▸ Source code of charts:
-- START --

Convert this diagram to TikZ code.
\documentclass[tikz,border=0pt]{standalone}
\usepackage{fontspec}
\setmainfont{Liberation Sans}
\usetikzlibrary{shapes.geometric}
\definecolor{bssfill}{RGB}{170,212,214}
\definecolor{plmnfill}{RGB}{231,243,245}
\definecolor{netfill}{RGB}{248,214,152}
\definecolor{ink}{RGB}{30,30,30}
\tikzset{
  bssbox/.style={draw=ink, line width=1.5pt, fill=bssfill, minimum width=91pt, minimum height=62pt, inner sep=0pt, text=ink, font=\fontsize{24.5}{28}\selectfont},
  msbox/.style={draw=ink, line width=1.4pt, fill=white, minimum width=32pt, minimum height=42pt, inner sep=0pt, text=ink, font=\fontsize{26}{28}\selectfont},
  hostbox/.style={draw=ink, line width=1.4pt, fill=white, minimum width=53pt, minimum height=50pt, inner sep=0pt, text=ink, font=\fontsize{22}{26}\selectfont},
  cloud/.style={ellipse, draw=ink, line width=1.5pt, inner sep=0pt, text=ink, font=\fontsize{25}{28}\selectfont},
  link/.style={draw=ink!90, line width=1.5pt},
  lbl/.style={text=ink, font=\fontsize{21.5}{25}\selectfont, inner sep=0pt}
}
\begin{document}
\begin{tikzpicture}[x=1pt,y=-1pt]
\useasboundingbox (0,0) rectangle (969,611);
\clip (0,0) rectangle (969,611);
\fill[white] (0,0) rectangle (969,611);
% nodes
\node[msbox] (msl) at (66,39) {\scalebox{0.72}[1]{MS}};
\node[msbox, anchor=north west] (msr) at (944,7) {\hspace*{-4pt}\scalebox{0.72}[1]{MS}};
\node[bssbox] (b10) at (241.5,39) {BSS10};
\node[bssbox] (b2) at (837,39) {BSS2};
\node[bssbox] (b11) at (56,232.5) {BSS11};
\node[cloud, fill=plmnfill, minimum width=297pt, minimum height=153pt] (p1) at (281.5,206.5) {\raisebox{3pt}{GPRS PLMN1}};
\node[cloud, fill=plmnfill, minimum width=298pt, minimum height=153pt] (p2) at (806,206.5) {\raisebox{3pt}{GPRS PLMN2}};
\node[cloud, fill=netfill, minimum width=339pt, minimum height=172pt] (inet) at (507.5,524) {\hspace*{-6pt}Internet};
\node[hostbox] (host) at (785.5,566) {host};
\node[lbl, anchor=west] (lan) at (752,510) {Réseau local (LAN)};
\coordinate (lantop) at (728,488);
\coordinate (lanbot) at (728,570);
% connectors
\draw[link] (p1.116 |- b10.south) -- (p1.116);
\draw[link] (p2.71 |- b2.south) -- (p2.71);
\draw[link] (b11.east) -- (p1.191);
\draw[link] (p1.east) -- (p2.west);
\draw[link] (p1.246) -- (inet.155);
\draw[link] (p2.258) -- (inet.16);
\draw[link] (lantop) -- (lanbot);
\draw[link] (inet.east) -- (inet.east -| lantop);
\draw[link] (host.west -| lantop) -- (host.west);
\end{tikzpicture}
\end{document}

-- END --
-- START --

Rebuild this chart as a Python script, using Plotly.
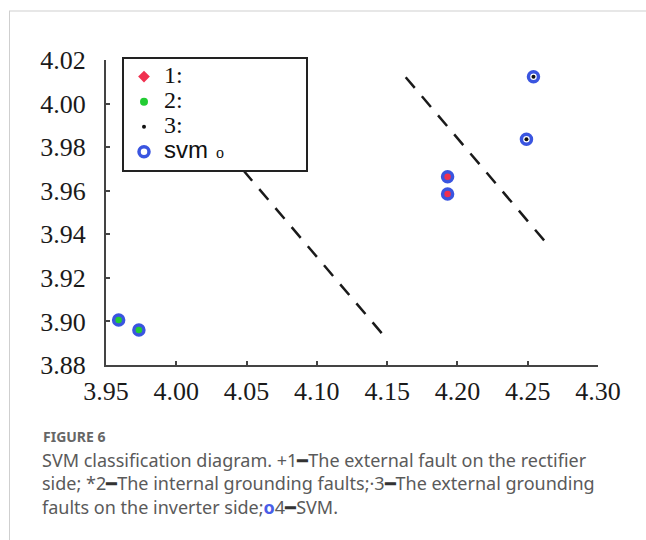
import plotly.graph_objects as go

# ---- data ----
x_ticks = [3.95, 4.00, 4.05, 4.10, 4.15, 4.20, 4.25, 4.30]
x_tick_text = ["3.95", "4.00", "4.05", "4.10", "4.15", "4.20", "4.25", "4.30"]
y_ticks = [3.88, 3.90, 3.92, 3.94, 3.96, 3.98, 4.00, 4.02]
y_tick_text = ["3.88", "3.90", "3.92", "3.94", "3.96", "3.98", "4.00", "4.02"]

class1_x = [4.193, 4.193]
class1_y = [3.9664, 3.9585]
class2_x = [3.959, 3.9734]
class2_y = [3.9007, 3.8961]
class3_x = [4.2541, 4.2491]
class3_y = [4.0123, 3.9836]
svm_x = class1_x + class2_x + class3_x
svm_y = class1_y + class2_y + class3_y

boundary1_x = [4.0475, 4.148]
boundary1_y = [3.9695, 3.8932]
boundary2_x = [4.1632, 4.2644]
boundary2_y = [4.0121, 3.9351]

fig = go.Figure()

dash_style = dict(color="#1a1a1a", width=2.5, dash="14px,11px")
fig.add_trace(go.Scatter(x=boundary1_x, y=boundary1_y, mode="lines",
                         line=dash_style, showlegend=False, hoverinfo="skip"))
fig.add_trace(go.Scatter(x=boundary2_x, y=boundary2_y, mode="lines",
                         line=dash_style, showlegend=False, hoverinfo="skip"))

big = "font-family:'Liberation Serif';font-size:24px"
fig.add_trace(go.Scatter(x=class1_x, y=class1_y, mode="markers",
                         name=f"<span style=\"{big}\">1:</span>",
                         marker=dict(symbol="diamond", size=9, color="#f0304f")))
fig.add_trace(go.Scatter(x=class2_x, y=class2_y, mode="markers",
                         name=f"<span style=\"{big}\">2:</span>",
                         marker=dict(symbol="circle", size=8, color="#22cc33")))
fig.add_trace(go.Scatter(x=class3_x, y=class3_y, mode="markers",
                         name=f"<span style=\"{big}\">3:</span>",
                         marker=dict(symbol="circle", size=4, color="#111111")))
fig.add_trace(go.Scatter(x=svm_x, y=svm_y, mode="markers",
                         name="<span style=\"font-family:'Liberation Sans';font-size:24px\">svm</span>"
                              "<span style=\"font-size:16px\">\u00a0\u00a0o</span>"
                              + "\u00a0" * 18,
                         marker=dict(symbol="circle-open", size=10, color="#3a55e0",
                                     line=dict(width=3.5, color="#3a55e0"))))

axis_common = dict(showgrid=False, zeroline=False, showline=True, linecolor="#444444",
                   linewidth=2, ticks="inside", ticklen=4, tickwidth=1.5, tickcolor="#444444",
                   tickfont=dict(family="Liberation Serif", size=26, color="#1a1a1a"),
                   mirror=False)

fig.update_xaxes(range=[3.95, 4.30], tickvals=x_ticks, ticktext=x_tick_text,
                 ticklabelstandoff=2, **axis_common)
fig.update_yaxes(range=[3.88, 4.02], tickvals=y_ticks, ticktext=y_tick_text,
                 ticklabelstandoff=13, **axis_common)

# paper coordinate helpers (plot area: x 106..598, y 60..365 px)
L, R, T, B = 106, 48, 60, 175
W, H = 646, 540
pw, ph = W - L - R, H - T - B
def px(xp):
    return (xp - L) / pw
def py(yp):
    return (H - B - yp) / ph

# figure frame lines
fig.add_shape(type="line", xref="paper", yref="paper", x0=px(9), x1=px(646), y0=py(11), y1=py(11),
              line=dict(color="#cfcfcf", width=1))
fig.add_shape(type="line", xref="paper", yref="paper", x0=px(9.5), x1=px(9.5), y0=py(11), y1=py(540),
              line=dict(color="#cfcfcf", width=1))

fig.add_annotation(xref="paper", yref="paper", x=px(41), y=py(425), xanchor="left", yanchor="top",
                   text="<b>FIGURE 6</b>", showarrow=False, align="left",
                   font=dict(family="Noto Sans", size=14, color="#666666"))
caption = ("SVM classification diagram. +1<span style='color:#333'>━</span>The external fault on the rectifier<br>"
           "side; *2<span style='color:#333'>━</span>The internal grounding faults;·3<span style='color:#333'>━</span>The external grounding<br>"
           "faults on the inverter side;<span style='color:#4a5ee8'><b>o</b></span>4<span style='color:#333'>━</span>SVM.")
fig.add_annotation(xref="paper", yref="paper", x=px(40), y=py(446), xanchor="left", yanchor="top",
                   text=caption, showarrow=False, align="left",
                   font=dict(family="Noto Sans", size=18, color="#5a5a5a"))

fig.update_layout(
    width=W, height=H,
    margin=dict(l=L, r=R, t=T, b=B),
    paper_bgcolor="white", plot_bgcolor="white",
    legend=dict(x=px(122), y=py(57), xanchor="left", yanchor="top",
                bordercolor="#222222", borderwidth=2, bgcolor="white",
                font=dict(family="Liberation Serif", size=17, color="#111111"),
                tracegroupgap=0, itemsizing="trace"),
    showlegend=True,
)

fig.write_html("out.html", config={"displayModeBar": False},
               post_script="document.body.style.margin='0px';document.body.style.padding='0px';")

-- END --

▸ WHAT YOU HAVE TO DO: From the listing above, restate verbatim the lines running from the one with "Rebuild this chart" through the one with "fig = go.Figure()", inclusive, but not the pictures.

▸ RESULT FOR THIS EXERCISE:
Rebuild this chart as a Python script, using Plotly.
import plotly.graph_objects as go

# ---- data ----
x_ticks = [3.95, 4.00, 4.05, 4.10, 4.15, 4.20, 4.25, 4.30]
x_tick_text = ["3.95", "4.00", "4.05", "4.10", "4.15", "4.20", "4.25", "4.30"]
y_ticks = [3.88, 3.90, 3.92, 3.94, 3.96, 3.98, 4.00, 4.02]
y_tick_text = ["3.88", "3.90", "3.92", "3.94", "3.96", "3.98", "4.00", "4.02"]

class1_x = [4.193, 4.193]
class1_y = [3.9664, 3.9585]
class2_x = [3.959, 3.9734]
class2_y = [3.9007, 3.8961]
class3_x = [4.2541, 4.2491]
class3_y = [4.0123, 3.9836]
svm_x = class1_x + class2_x + class3_x
svm_y = class1_y + class2_y + class3_y

boundary1_x = [4.0475, 4.148]
boundary1_y = [3.9695, 3.8932]
boundary2_x = [4.1632, 4.2644]
boundary2_y = [4.0121, 3.9351]

fig = go.Figure()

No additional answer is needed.